フジテレビヤングシナリオ大賞発表
シナリオ・センター代表の小林です。今日もどんより冷たい表参道ですが、出身ライターの山本むつみさんがインタビューにおいでくださり、佐藤万里さんが遊びに来てくださりと楽しいことがいっぱいの一日だったのですが、その上に嬉しいニュースが重なり一挙に暖かくなりました。
お待たせしました。発表が遅れ遅れになった「フジテレビヤングシナリオ大賞」の授賞式が今日行われ、大賞1作、佳作1作が決定され、発表となりました。
おめでとうございます!!三嶽咲さん、「天才クイズアカデミー」で佳作を受賞されました。
今は大変なフジテレビですが、ドラマ作りは別のこと。キャスティングもロケもやりにくい状況とのことですが、是非とも頑張ってドラマづくりに向かって欲しいものだと思います。

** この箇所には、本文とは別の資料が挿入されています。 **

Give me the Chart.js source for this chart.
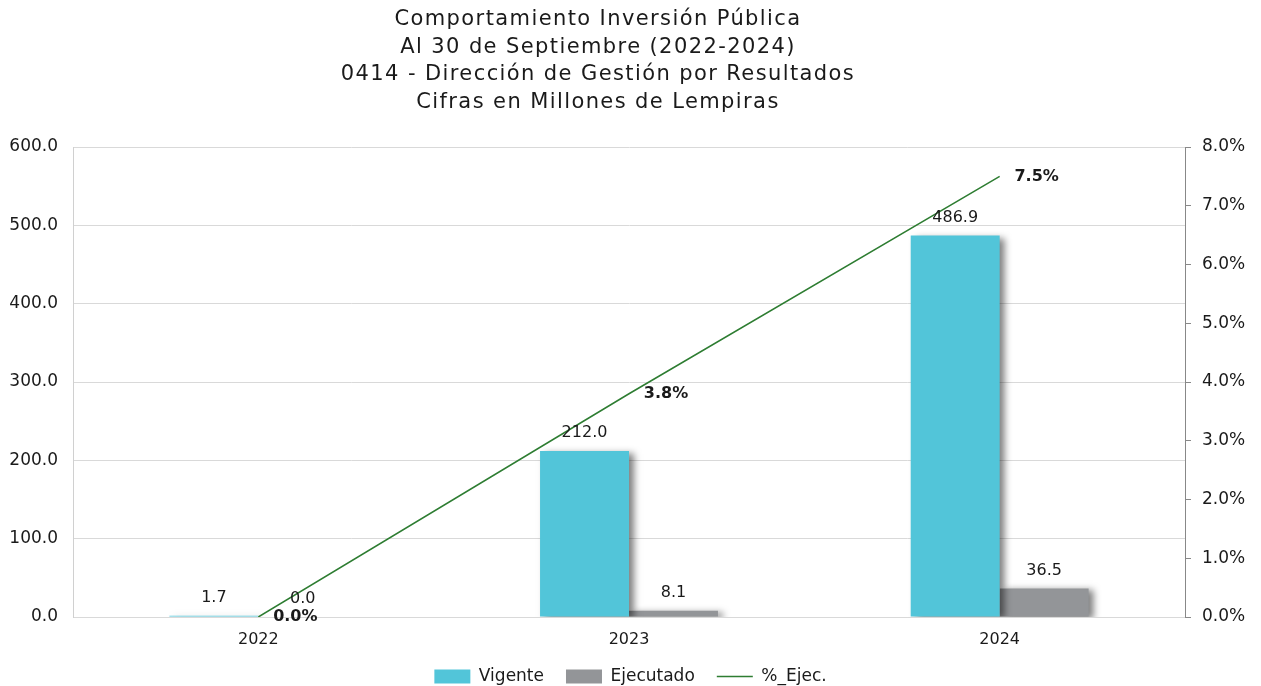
<!DOCTYPE html>
<html>
<head>
<meta charset="utf-8">
<script src="https://cdn.jsdelivr.net/npm/chart.js@4.4.0/dist/chart.umd.min.js"></script>
<style>
    body { margin: 0; background: #fff; }
    #wrap { position: relative; width: 1261px; height: 686px; }
    #titulo {
        position: absolute; left: 0; top: 5px; width: 1196px;
        text-align: center; font-family: "DejaVu Sans", sans-serif;
        font-size: 21px; letter-spacing: 1.4px; line-height: 27.5px; color: #1a1a1a;
    }
</style>
</head>
<body>
<div id="wrap">
    <div id="titulo">
        Comportamiento Inversión Pública<br>
        Al 30 de Septiembre (2022-2024)<br>
        0414 - Dirección de Gestión por Resultados<br>
        Cifras en Millones de Lempiras
    </div>
    <canvas id="myChart" width="1261" height="686"></canvas>
</div>
<script>
// DATOS
var anios = ['2022', '2023', '2024'];
var vigente = [1.7, 212.0, 486.9];
var ejecutado = [0.0, 8.1, 36.5];
var pctEjec = [0.0, 3.8, 7.5];

var fuente = '"DejaVu Sans", sans-serif';

// sombra de las barras
const sombraBarras = {
    id: 'sombraBarras',
    beforeDatasetDraw(chart, args) {
        if (args.meta.type !== 'bar') return;
        const ctx = chart.ctx;
        ctx.save();
        ctx.shadowColor = 'rgba(0,0,0,0.5)';
        ctx.shadowBlur = 7;
        ctx.shadowOffsetX = 5;
        ctx.shadowOffsetY = 2;
    },
    afterDatasetDraw(chart, args) {
        if (args.meta.type !== 'bar') return;
        chart.ctx.restore();
    }
};

// etiquetas de datos
const etiquetas = {
    id: 'etiquetas',
    afterDatasetsDraw(chart) {
        const ctx = chart.ctx;
        ctx.save();
        ctx.fillStyle = '#1a1a1a';
        ctx.textBaseline = 'middle';
        ctx.textAlign = 'center';
        chart.data.datasets.forEach(function (ds, i) {
            const meta = chart.getDatasetMeta(i);
            meta.data.forEach(function (el, j) {
                if (ds.type === 'line') {
                    ctx.font = 'bold 16px ' + fuente;
                    ctx.fillText(ds.data[j].toFixed(1) + '%', el.x + 37, el.y);
                } else {
                    ctx.font = '16px ' + fuente;
                    ctx.fillText(ds.data[j].toFixed(1), el.x, el.y - 18);
                }
            });
        });
        ctx.restore();
    }
};

const ctx = document.getElementById('myChart').getContext('2d');
const myChart = new Chart(ctx, {
    type: 'bar',
    data: {
        labels: anios,
        datasets: [{
            label: 'Vigente',
            data: vigente,
            backgroundColor: '#52c5d9',
            yAxisID: 'y',
            order: 2
        }, {
            label: 'Ejecutado',
            data: ejecutado,
            backgroundColor: '#939598',
            yAxisID: 'y',
            order: 2
        }, {
            type: 'line',
            label: '%_Ejec.',
            data: pctEjec,
            borderColor: '#2e7d32',
            backgroundColor: '#2e7d32',
            borderWidth: 1.5,
            pointRadius: 0,
            tension: 0,
            yAxisID: 'y1',
            order: 1
        }]
    },
    options: {
        responsive: false,
        animation: false,
        layout: { padding: { top: 147 } },
        categoryPercentage: 0.48,
        barPercentage: 1,
        plugins: {
            legend: {
                position: 'bottom',
                maxHeight: 40,
                labels: {
                    usePointStyle: true,
                    pointStyleWidth: 36,
                    boxHeight: 14,
                    padding: 22,
                    color: '#1a1a1a',
                    font: { family: fuente, size: 17 },
                    sort: function (a, b) { return a.datasetIndex - b.datasetIndex; },
                    generateLabels: function (chart) {
                        const items = Chart.defaults.plugins.legend.labels.generateLabels(chart);
                        items.forEach(function (it) {
                            const esLinea = chart.data.datasets[it.datasetIndex].type === 'line';
                            it.pointStyle = esLinea ? 'line' : 'rect';
                            if (!esLinea) it.lineWidth = 0;
                        });
                        return items;
                    }
                }
            },
            tooltip: { enabled: false }
        },
        scales: {
            x: {
                grid: { display: false },
                border: { color: '#d9d9d9' },
                ticks: { color: '#1a1a1a', padding: 5, font: { family: fuente, size: 16 } },
                afterFit: function (s) { s.height = 29; }
            },
            y: {
                position: 'left',
                min: 0,
                max: 600,
                grid: { color: '#d9d9d9', drawTicks: false },
                border: { color: '#d0d0d0' },
                ticks: {
                    stepSize: 100,
                    padding: 15,
                    color: '#1a1a1a',
                    font: { family: fuente, size: 17 },
                    callback: function (v) { return v.toFixed(1); }
                },
                afterFit: function (s) { s.width = 73; }
            },
            y1: {
                position: 'right',
                min: 0,
                max: 8,
                grid: { drawOnChartArea: false, color: '#888', tickLength: 6 },
                border: { color: '#888' },
                ticks: {
                    stepSize: 1,
                    padding: 11,
                    color: '#1a1a1a',
                    font: { family: fuente, size: 17 },
                    callback: function (v) { return v.toFixed(1) + '%'; }
                },
                afterFit: function (s) { s.width = 76; }
            }
        }
    },
    plugins: [sombraBarras, etiquetas]
});
</script>
</body>
</html>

今回の三嶽さんの作品は、高校生のクイズ・ザ・チャンピオンを狙う鹿児島の高校生3人が主人公です。
選考理由として「企画力とテーマの新鮮さを感じました。バラバラの個性を持った3人が一つになっていく、よくある青春ストーリーかと思って読み進めると、既存のコミュニティに入っていく難しさとそこに飛び込んでいく勇気の話しだったりする。
三嶽さんはお話ししていても、今の時代を切り取り、分析する力に長けていると感じました。新しいものを作る意欲と気迫、自信に、大きな可能性を感じて佳作に選びました」
長々と選考理由を何故書かせていただいたかというと、「企画力とテーマの新鮮さ」「今の時代を切り取り、分析する力に長けている」というところが大事だということを申し上げたかったからです。
これこそが、それぞれがお持ちになっている「作家性」なのですね。
「よくある青春ストーリーではないもの」を描かれたという三嶽さんは、「今の時代を切り取り、分析する力の長けている」と審査員にいわれました。
ただのクイズ選手権に向かっての成長物語として、予定調和になりがちなものを三嶽さんだけの切り口で描かれたことが勝因だったのだと思います。
三嶽さんの今後のご活躍を期待しています。
映画のここを見ろ!
シナリオ・センターのホームページでおなじみの「柏田道夫の 映画のここを見ろ!」お読みいただいているでしょうか。
柏田流の映画分析をご覧いただいた上で、映画を見ていただく、又は見た映画を思い出していただくと、ご自分の想いが明確になります。
こんなものを描きたい!と、きっと触発されると思います。
今回は、ミュージック界の革命児ボブ・ディランの青春期を描いた話題作『名もなき者/A COMPLETE UNKNOWN』を取り上げていました。
「青春物も当たり前ですが、描くのは「人物の成長(変化)」です。未熟だったり欠点だらけの主人公が、何かを達成しようとする。ただ単に、頑張る姿を描けばいいわけではない。
特に青春物は「痛み」や、それゆえに醸し出される「せつなさ」がスパイスのように加えられると、いっそう輝く作品とすることができる。軽い青春サクセスストーリーではない本作から、そうした要素を見てほしい。」と書いています。
物語は、「これこれこういうお話しです。」では面白くも何ともありません。
青春ものでも切り口が違うと全く違うものになります。
ですが、それだけではだめで、主人公を通して何を訴えたいかが作家性になるのだと思うのです。キャラクターが大事だというのもわかりますね。
ネットやAIは便利ですが、大切なのはそこからもう一歩踏み込んで、何を見い出すかその目だと思うのです。
そのためには、ネットやAIに頼るだけでなく、色々なことにアンテナを張って、自分の足で動いて目や耳を養ってください。
その上で、コンクールに挑戦してみてください。
次回の「第37回フジテレビヤングシナリオ大賞」は5月15日締め切りです。